Instructions for the task. Repeat the material verbatim. Images are excluded from the copy.

Dataset content.

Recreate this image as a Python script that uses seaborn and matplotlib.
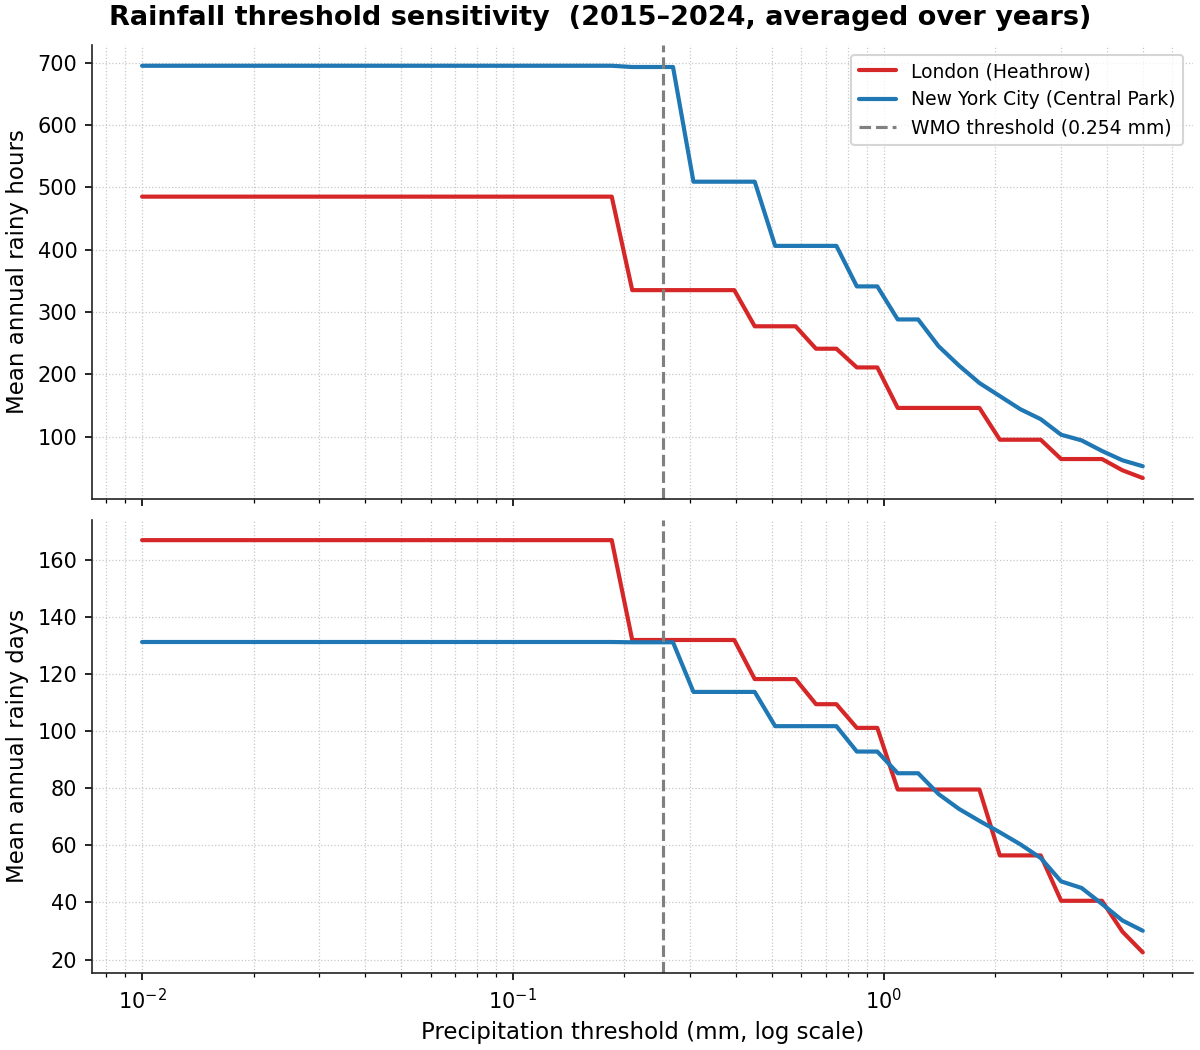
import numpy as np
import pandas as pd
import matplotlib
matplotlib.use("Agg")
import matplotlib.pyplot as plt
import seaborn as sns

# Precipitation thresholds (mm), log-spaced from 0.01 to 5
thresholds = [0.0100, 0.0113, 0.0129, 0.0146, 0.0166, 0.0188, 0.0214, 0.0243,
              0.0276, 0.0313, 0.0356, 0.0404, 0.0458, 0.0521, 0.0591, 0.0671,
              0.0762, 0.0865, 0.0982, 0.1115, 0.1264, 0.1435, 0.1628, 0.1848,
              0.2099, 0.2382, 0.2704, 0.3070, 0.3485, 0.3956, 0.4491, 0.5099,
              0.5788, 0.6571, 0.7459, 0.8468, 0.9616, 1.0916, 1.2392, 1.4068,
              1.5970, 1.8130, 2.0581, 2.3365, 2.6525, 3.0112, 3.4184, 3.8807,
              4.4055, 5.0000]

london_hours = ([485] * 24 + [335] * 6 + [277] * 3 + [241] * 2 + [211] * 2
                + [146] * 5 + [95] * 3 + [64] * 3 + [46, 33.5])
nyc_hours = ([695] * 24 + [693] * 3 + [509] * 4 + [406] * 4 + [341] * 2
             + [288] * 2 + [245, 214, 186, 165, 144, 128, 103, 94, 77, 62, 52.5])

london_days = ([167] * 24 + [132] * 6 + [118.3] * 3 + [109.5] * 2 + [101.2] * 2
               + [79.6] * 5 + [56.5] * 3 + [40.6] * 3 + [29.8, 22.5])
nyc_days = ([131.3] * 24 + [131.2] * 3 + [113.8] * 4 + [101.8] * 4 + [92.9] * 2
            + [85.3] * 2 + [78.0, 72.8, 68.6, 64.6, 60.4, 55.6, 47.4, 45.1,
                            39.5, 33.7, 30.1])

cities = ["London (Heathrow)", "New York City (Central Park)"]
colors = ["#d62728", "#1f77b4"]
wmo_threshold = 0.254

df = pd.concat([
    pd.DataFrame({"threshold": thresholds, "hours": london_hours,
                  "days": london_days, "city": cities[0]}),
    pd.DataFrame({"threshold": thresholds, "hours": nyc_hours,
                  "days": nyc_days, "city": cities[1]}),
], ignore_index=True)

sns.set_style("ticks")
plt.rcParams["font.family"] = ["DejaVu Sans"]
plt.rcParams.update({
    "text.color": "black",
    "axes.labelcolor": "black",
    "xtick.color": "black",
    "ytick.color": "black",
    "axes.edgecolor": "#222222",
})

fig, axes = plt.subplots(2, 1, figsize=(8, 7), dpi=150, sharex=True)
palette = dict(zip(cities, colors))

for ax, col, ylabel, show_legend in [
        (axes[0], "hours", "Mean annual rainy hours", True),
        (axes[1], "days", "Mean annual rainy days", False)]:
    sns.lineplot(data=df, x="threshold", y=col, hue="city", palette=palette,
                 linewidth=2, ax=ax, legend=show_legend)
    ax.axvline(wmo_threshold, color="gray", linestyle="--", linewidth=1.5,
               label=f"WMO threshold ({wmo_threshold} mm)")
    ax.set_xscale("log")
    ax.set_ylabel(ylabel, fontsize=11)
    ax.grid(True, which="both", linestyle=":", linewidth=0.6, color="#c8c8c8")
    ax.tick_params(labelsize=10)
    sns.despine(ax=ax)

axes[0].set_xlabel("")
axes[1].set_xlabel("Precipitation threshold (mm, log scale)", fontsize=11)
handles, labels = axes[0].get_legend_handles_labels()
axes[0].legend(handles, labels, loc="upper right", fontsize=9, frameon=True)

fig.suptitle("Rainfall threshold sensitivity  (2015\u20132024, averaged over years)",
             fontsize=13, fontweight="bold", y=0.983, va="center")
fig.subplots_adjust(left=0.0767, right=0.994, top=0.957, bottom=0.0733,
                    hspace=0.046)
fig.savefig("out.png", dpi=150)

Response for this exercise.
Recreate this image as a Python script that uses seaborn and matplotlib.
import numpy as np
import pandas as pd
import matplotlib
matplotlib.use("Agg")
import matplotlib.pyplot as plt
import seaborn as sns

# Precipitation thresholds (mm), log-spaced from 0.01 to 5
thresholds = [0.0100, 0.0113, 0.0129, 0.0146, 0.0166, 0.0188, 0.0214, 0.0243,
              0.0276, 0.0313, 0.0356, 0.0404, 0.0458, 0.0521, 0.0591, 0.0671,
              0.0762, 0.0865, 0.0982, 0.1115, 0.1264, 0.1435, 0.1628, 0.1848,
              0.2099, 0.2382, 0.2704, 0.3070, 0.3485, 0.3956, 0.4491, 0.5099,
              0.5788, 0.6571, 0.7459, 0.8468, 0.9616, 1.0916, 1.2392, 1.4068,
              1.5970, 1.8130, 2.0581, 2.3365, 2.6525, 3.0112, 3.4184, 3.8807,
              4.4055, 5.0000]

london_hours = ([485] * 24 + [335] * 6 + [277] * 3 + [241] * 2 + [211] * 2
                + [146] * 5 + [95] * 3 + [64] * 3 + [46, 33.5])
nyc_hours = ([695] * 24 + [693] * 3 + [509] * 4 + [406] * 4 + [341] * 2
             + [288] * 2 + [245, 214, 186, 165, 144, 128, 103, 94, 77, 62, 52.5])

london_days = ([167] * 24 + [132] * 6 + [118.3] * 3 + [109.5] * 2 + [101.2] * 2
               + [79.6] * 5 + [56.5] * 3 + [40.6] * 3 + [29.8, 22.5])
nyc_days = ([131.3] * 24 + [131.2] * 3 + [113.8] * 4 + [101.8] * 4 + [92.9] * 2
            + [85.3] * 2 + [78.0, 72.8, 68.6, 64.6, 60.4, 55.6, 47.4, 45.1,
                            39.5, 33.7, 30.1])

cities = ["London (Heathrow)", "New York City (Central Park)"]
colors = ["#d62728", "#1f77b4"]
wmo_threshold = 0.254

df = pd.concat([
    pd.DataFrame({"threshold": thresholds, "hours": london_hours,
                  "days": london_days, "city": cities[0]}),
    pd.DataFrame({"threshold": thresholds, "hours": nyc_hours,
                  "days": nyc_days, "city": cities[1]}),
], ignore_index=True)

sns.set_style("ticks")
plt.rcParams["font.family"] = ["DejaVu Sans"]
plt.rcParams.update({
    "text.color": "black",
    "axes.labelcolor": "black",
    "xtick.color": "black",
    "ytick.color": "black",
    "axes.edgecolor": "#222222",
})

fig, axes = plt.subplots(2, 1, figsize=(8, 7), dpi=150, sharex=True)
palette = dict(zip(cities, colors))

for ax, col, ylabel, show_legend in [
        (axes[0], "hours", "Mean annual rainy hours", True),
        (axes[1], "days", "Mean annual rainy days", False)]:
    sns.lineplot(data=df, x="threshold", y=col, hue="city", palette=palette,
                 linewidth=2, ax=ax, legend=show_legend)
    ax.axvline(wmo_threshold, color="gray", linestyle="--", linewidth=1.5,
               label=f"WMO threshold ({wmo_threshold} mm)")
    ax.set_xscale("log")
    ax.set_ylabel(ylabel, fontsize=11)
    ax.grid(True, which="both", linestyle=":", linewidth=0.6, color="#c8c8c8")
    ax.tick_params(labelsize=10)
    sns.despine(ax=ax)

axes[0].set_xlabel("")
axes[1].set_xlabel("Precipitation threshold (mm, log scale)", fontsize=11)
handles, labels = axes[0].get_legend_handles_labels()
axes[0].legend(handles, labels, loc="upper right", fontsize=9, frameon=True)

fig.suptitle("Rainfall threshold sensitivity  (2015\u20132024, averaged over years)",
             fontsize=13, fontweight="bold", y=0.983, va="center")
fig.subplots_adjust(left=0.0767, right=0.994, top=0.957, bottom=0.0733,
                    hspace=0.046)
fig.savefig("out.png", dpi=150)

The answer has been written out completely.